Projet achevé : Antibiotiques: un nouveau mécanisme d’action

La découverte d’un nouvel antibiotique agissant différemment pourrait contribuer à surmonter de nombreuses résistances. Les scientifiques ont réussi à élucider son formidable mécanisme d’action, ouvrant ainsi la voie au développement de nouveaux médicaments.

Les plus dangereux agents pathogènes résistants aux antibiotiques ont un point commun: une double membrane difficilement pénétrable. Même lorsque des antibiotiques parviennent à briser cette enveloppe, ils sont le plus souvent immédiatement éjectés. Le nouvel antibiotique découvert pourrait donc se révéler très efficace car il tue les germes problématiques sans y pénétrer. C'est précisément ainsi qu'agissent les substances synthétiques appelées OMPTA (Outer Membrane Protein Targeting Antibiotics - antibiotiques ciblant les protéines de la membrane externe), actuellement en cours de développement, tout comme la substance active darobactine, récemment découverte dans la nature. Les deux ont la même cible, c'est-à-dire la protéine membranaire BamA. Sans cette protéine, les bactéries ne peuvent pas renouveler leur membrane externe et meurent.

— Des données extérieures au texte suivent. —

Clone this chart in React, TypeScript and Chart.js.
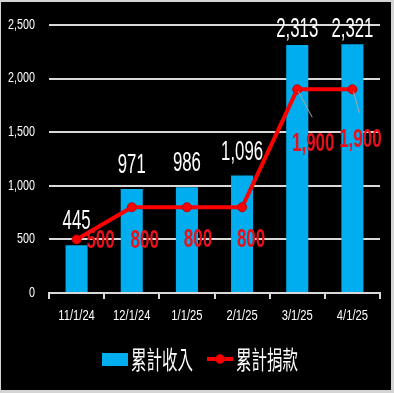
import React, { useEffect, useRef } from "react";
import { Chart, registerables } from "chart.js";
Chart.register(...registerables);

const categories = ["11/1/24", "12/1/24", "1/1/25", "2/1/25", "3/1/25", "4/1/25"];
const incomeValues = [445, 971, 986, 1096, 2313, 2321];
const donationValues = [500, 800, 800, 800, 1900, 1900];
const seriesNames = ["累計收入", "累計捐款"];
const yMax = 2500;
const yStep = 500;
// label placement tweaks (pixels) for the donation labels, as in the original
const donationLabelOffsets = [[24, 0], [13, 32], [11, 31], [9, 31], [16, 53], [8, 49]];

const SANS = "'Liberation Sans', Arial, sans-serif";
const CJK = "'Noto Sans CJK TC', 'Noto Sans CJK SC', sans-serif";
const BLUE = "#00AEEF";
const RED = "#ff0000";
const GRID = "#d9d9d9";

const fmt = (v: number) => v.toLocaleString("en-US");

function drawScaled(ctx: CanvasRenderingContext2D, text: string, x: number, y: number, sx: number, align: CanvasTextAlign, baseline: CanvasTextBaseline) {
  ctx.save();
  ctx.translate(x, y);
  ctx.scale(sx, 1);
  ctx.textAlign = align;
  ctx.textBaseline = baseline;
  ctx.fillText(text, 0, 0);
  ctx.restore();
}

const bgPlugin = {
  id: "bg",
  beforeDraw(chart: any) {
    const ctx = chart.ctx;
    ctx.save();
    ctx.fillStyle = "#d4d4d4";
    ctx.fillRect(0, 0, chart.width, chart.height);
    ctx.fillStyle = "#000";
    ctx.fillRect(1, 2, chart.width - 4, chart.height - 5);
    ctx.restore();
  },
};

const labelPlugin = {
  id: "labels",
  afterDatasetsDraw(chart: any) {
    const ctx = chart.ctx;
    const barMeta = chart.getDatasetMeta(1);
    const lineMeta = chart.getDatasetMeta(0);
    ctx.save();
    // bar labels
    ctx.fillStyle = "#ffffff";
    ctx.font = `28px ${SANS}`;
    barMeta.data.forEach((el: any, i: number) => {
      const y = Math.max(el.y - 16, 37);
      drawScaled(ctx, fmt(incomeValues[i]), el.x, y, 0.6, "center", "alphabetic");
    });
    // line labels
    lineMeta.data.forEach((el: any, i: number) => {
      const [dx, dy] = donationLabelOffsets[i];
      const lx = el.x + dx;
      const ly = el.y + dy;
      if (dy > 40) {
        ctx.strokeStyle = "#a6a6a6";
        ctx.lineWidth = 1;
        ctx.beginPath();
        ctx.moveTo(el.x + 1, el.y + 2);
        ctx.lineTo(lx - 1, ly - 25);
        ctx.stroke();
      }
      ctx.fillStyle = "#e8101a";
      ctx.font = `bold 25px ${SANS}`;
      drawScaled(ctx, fmt(donationValues[i]), lx, ly + 9, 0.68, "center", "alphabetic");
    });
    ctx.restore();
  },
  afterDraw(chart: any) {
    const ctx = chart.ctx;
    ctx.save();
    // axis tick labels
    const xs = chart.scales.x;
    const ys = chart.scales.y;
    ctx.fillStyle = "#ffffff";
    ctx.font = `14px ${SANS}`;
    for (let v = 0; v <= yMax; v += yStep) {
      drawScaled(ctx, fmt(v), chart.chartArea.left - 14, ys.getPixelForValue(v), 0.77, "right", "middle");
    }
    categories.forEach((c, i) => {
      drawScaled(ctx, c, xs.getPixelForValue(i), chart.chartArea.bottom + 23, 0.8, "center", "middle");
    });
    const ly = 359;
    // bar legend
    ctx.fillStyle = BLUE;
    ctx.fillRect(102, ly - 6, 26, 13);
    ctx.fillStyle = "#ffffff";
    ctx.font = `25px ${CJK}`;
    drawScaled(ctx, seriesNames[0], 131, ly, 0.62, "left", "middle");
    // line legend
    ctx.strokeStyle = RED;
    ctx.lineWidth = 4;
    ctx.beginPath();
    ctx.moveTo(207, ly);
    ctx.lineTo(233, ly);
    ctx.stroke();
    ctx.fillStyle = RED;
    ctx.strokeStyle = "#c00000";
    ctx.lineWidth = 1;
    ctx.beginPath();
    ctx.arc(220, ly, 4.5, 0, Math.PI * 2);
    ctx.fill();
    ctx.stroke();
    ctx.fillStyle = "#ffffff";
    drawScaled(ctx, seriesNames[1], 236, ly, 0.62, "left", "middle");
    ctx.restore();
  },
};

export default function App() {
  const ref = useRef<HTMLCanvasElement | null>(null);
  useEffect(() => {
    if (!ref.current) return;
    const chart = new Chart(ref.current, {
      type: "bar",
      data: {
        labels: categories,
        datasets: [
          {
            type: "line",
            label: seriesNames[1],
            data: donationValues,
            borderColor: RED,
            borderWidth: 4,
            pointRadius: 4.5,
            pointBackgroundColor: RED,
            pointBorderColor: "#c00000",
            pointBorderWidth: 1,
            order: 0,
          } as any,
          {
            type: "bar",
            label: seriesNames[0],
            data: incomeValues,
            backgroundColor: BLUE,
            categoryPercentage: 1,
            barPercentage: 0.4,
            order: 1,
          },
        ],
      },
      options: {
        responsive: false,
        animation: false,
        devicePixelRatio: 1,
        layout: { padding: { top: 25, right: 14, left: 0, bottom: 0 } },
        plugins: { legend: { display: false }, tooltip: { enabled: false } },
        scales: {
          x: {
            grid: { drawOnChartArea: false, drawTicks: true, tickLength: 6, color: GRID, lineWidth: 2 },
            border: { color: GRID, width: 2 },
            ticks: { color: "transparent", font: { size: 14, family: SANS }, padding: 8 },
            afterFit: (s: any) => { s.height = 100; },
          },
          y: {
            min: 0,
            max: yMax,
            grid: { color: GRID, lineWidth: 2, drawTicks: false },
            border: { display: false },
            ticks: {
              stepSize: yStep,
              color: "transparent",
              font: { size: 14, family: SANS },
              padding: 13,
              callback: (v: any) => fmt(Number(v)),
            },
            afterFit: (s: any) => { s.width = 49; },
          },
        },
      },
      plugins: [bgPlugin, labelPlugin],
    });
    return () => chart.destroy();
  }, []);
  return (
    <div style={{ position: "fixed", left: 0, top: 0, width: 394, height: 393 }}>
      <canvas ref={ref} width={394} height={393} style={{ display: "block" }} />
    </div>
  );
}
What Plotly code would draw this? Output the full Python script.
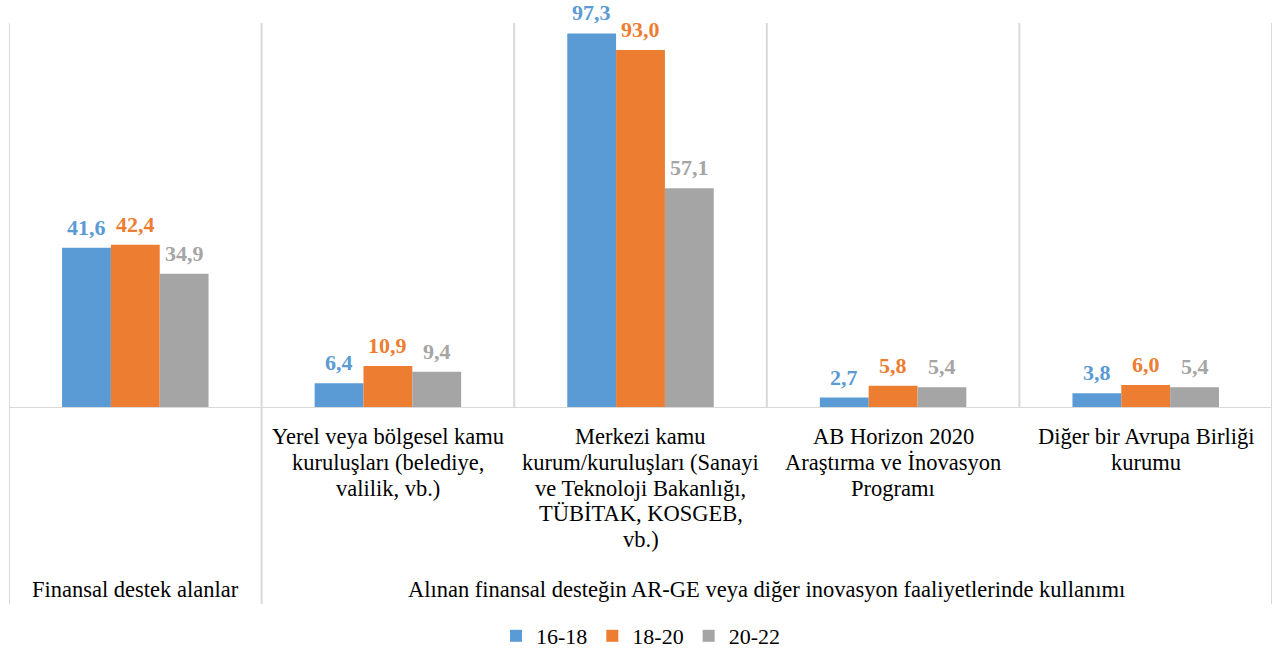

Les bactéries ne peuvent plus reconstituer leur membrane externe

​Au Biozentrum de Bâle, l'équipe de recherche de Sebastian Hiller mène un projet s'inscrivant dans le cadre du PNR 72 et visant à étudier en détail la manière dont la darobactine et les antibiotiques ciblant les protéines de la membrane externe (OMPTA) affectent le fonctionnement de la protéine BamA. Les scientifiques ont pu démontrer que ces substances imitaient, par leur forme, une structure tridimensionnelle que seules possèdent les protéines produites par les bactéries pour former leur membrane protectrice externe. La structure en question est la clé permettant aux protéines de traverser à des endroits précis depuis l'intérieur pour constituer l'enveloppe externe. Les OMPTA, tout comme la darobactine, sont une copie de cette clé. Ces substances bloquent le trou de la serrure depuis l'extérieur, pour ainsi dire. Comme si on fermait une porte à clé et qu'on cassait ensuite la clé dans la serrure. Conséquence: les bactéries meurent car la voie leur permettant de faire passer les composants de leur membrane est bloquée.

Des mécanismes similaires sont déjà connus en microbiologie, et utilisés par d'autres médicaments. Les structures d'ancrage visées dans ces cas-là sont en général très grandes, du moins sur le plan microbiologique. Au contraire, la cible visée par la darobactine et les OMPTA est très petite, et non identifiable par les méthodes habituelles. Et ce malgré le fait que la darobactine et les OMPTA sont plus grandes que la majorité des substances actives, et n'arriveraient jamais à passer par les portes d'entrée des bactéries.

Peu de résistances

​L'équipe de recherche a ainsi constaté que ces substances exploitaient un véritable talon d'Achille de la bactérie pathogène en se liant directement aux atomes les plus importants de BamA, son "squelette". Comme ces atomes assurent la cohésion de la protéine et lui donnent sa forme, les bactéries ne peuvent pas vraiment les modifier – alors que ce serait justement le moyen le plus simple qu'elles pourraient opposer assez rapidement à ces nouvelles substances. En fait, la darobactine a conservé son efficacité contre tous les agents pathogènes pour lesquels Sebastian Hiller et son équipe ont effectué des tests de laboratoire qui simulent la résistance. Pour reprendre la métaphore de la clé: la bactérie pathogène n'a pas réussi à changer la serrure défectueuse. Les OMPTA ayant le même mécanisme, il sera tout aussi difficile pour les bactéries de développer des résistances.

Ces découvertes marquent un pas décisif vers une possible application en médecine car elles permettront de continuer à améliorer de manière ciblée la darobactine et les OMPTA, et de développer des médicaments efficaces. Elles pourraient également ouvrir la voie à l'élaboration de nouvelles substances contre les bactéries antibiorésistantes les plus dangereuses.